Pelanggaran, masih menurut Ming Yu Hah, semakin berani dari hari ke hari dan kian mengejutkan. Beberapa insiden menimbulkan korban luka dan tewas i pihak warga sipil.
Di negara bagian Rakhine dan Chin, warga sipil menjadi korban ranjau darat dan pemboman. Terakhir, 18 September, seorang wanita usia 44 tahun tewas menginjak ranjau darat saat mengumpulkan rebung di dekat pangkalan militer Myanmar di Paletwa.
Di Rakhine, pada 8 September, seorang pekerja kotapraja Myebon terjebak dalam pertempuran hebat yang menewaskan istri dan putrinya.
Tatmadaw, demikian militer Myanmar disebut, memerangi Tentara Arakan — kelompok pemberontak yang menginginkan otonomi luas untuk negara bagian Rakhine dan Chin.
Rakhine adalah rumah bagi puluhan ribu orang, sebagian besar Muslim Rohingya. Kini mereka mengungsi ke Bangladesh, setelah tindakan keras militer tahun 2017.
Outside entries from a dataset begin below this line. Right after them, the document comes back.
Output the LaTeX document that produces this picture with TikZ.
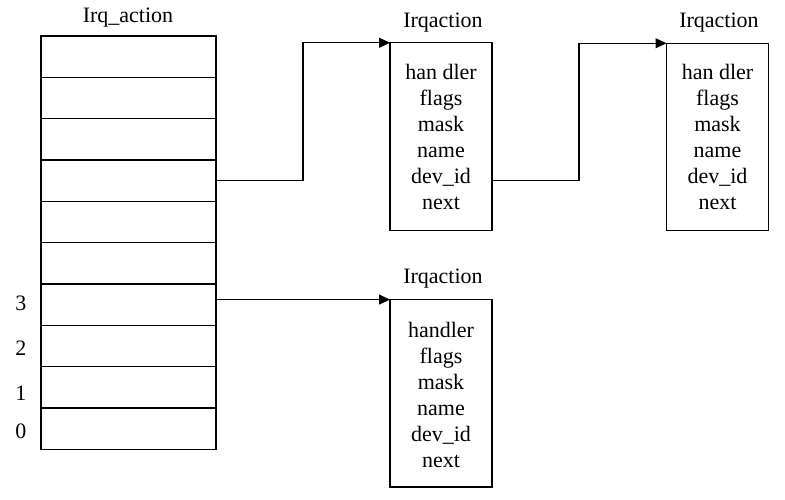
\documentclass[tikz,border=0pt]{standalone}
\usepackage{fontspec}
\setmainfont{Liberation Serif}
\usetikzlibrary{arrows.meta}
\begin{document}
\begin{tikzpicture}[x=1pt,y=-1pt,
  line width=1.3pt,
  cell/.style={draw, minimum width=175pt, minimum height=41.33pt, inner sep=0pt, outer sep=0pt},
  rec/.style={draw, minimum width=102pt, minimum height=187.5pt, inner sep=0pt, outer sep=0pt},
  fields/.style={font=\fontsize{22}{26}\selectfont, align=center, inner sep=0pt, anchor=north},
  ttl/.style={font=\fontsize{22}{26}\selectfont, inner sep=0pt, anchor=base},
  idx/.style={font=\fontsize{22}{26}\selectfont, inner sep=0pt},
  arr/.style={-{Triangle[length=11pt,width=10pt]}, line width=1.3pt}]
\useasboundingbox (0,0) rectangle (785,499);
% table of irq actions
\foreach \i in {0,...,9}
  \node[cell] (r\i) at (128.5, {449.3-41.33*(\i+0.5)}) {};
\node[ttl] (t0) at (128,22) {Irq\_action};
\node[idx] (n3) at (21,303) {3};
\node[idx] (n2) at (21,347.8) {2};
\node[idx] (n1) at (21,393) {1};
\node[idx] (n0) at (21,431.7) {0};
% irqaction boxes
\node[rec] (b1) at (441,136.5) {};
\node[rec] (b2) at (717.5,137) {};
\node[rec] (b3) at (441,393.3) {};
\node[ttl] (t1) at (443,27.3) {Irqaction};
\node[ttl] (t2) at (719,27.3) {Irqaction};
\node[ttl] (t3) at (443,283.3) {Irqaction};
\node[fields] (f1) at ([yshift=-20.5pt]b1.north) {han dler\\flags\\mask\\name\\dev\_id\\next};
\node[fields] (f2) at ([yshift=-20.5pt]b2.north) {han dler\\flags\\mask\\name\\dev\_id\\next};
\node[fields] (f3) at ([yshift=-22pt]b3.north) {handler\\flags\\mask\\name\\dev\_id\\next};
% connectors
\draw[arr] (r6.east) -- ++(87,0) |- (b1.north west);
\draw[arr] (b1.east |- r6.east) -- ++(87,0) |- (b2.north west);
\draw[arr] (r3.east |- b3.north west) -- (b3.north west);
\end{tikzpicture}
\end{document}
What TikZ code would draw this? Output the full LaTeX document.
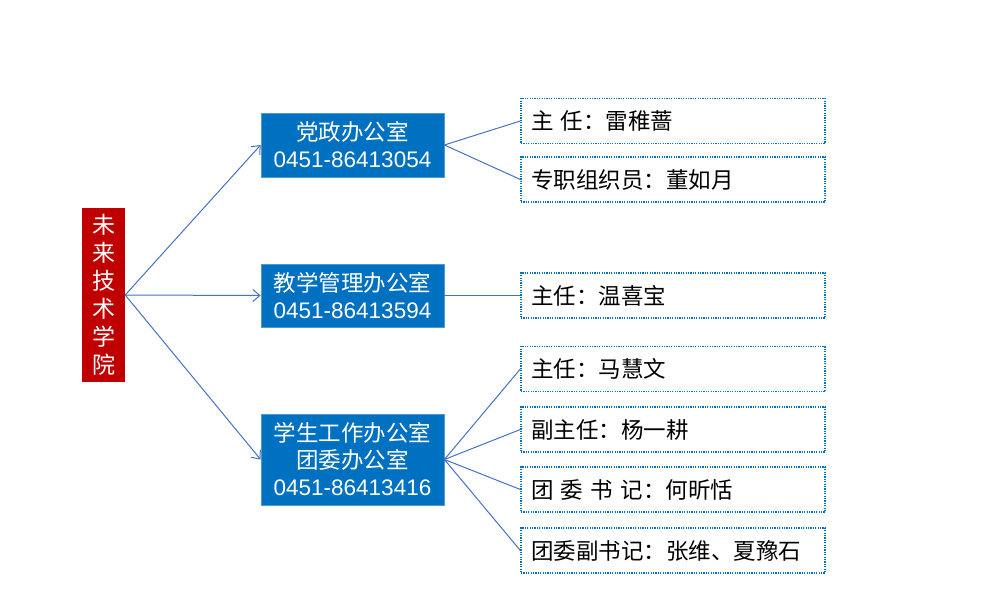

Tidak ada Tentara Arakan di wilayan yang diserang Tatmadaw. Militer Myanmar diduga sengaja menembakan artileri ke wilayah warga sipil. Tiga warga sipil etnis Rakhine tewas, termasuk dua anak usia tujuh tahun.
Menurut perkiraan, warga sipil Chin dan Rakhine yang tewas sejak Desember 2018 mencapai 289 orang, dengan 641 lainnya terluka.
Tatmadaw dan pemberontak menggunakan perangkat antiperosnal, yang membuat asal-usul serangan tidak mungkin bisa dipastikan. Pembaasan akses juga menghalangi upaya dokumentasi lapangan.
Penghentian Internet dan tindakan keras pemerintah terhadap laporan media juga membuat sulit verifikasi klaim saksi secara independen.
Namun Juli 2020, serangan dan penembakan tanpa pandang bulu oleh militer Myanmar dapat didokumentasikan. Menurut AI, analisis citra satelit menyimpulkan Tatmadaw membakar sebuah desa, awal September lalu.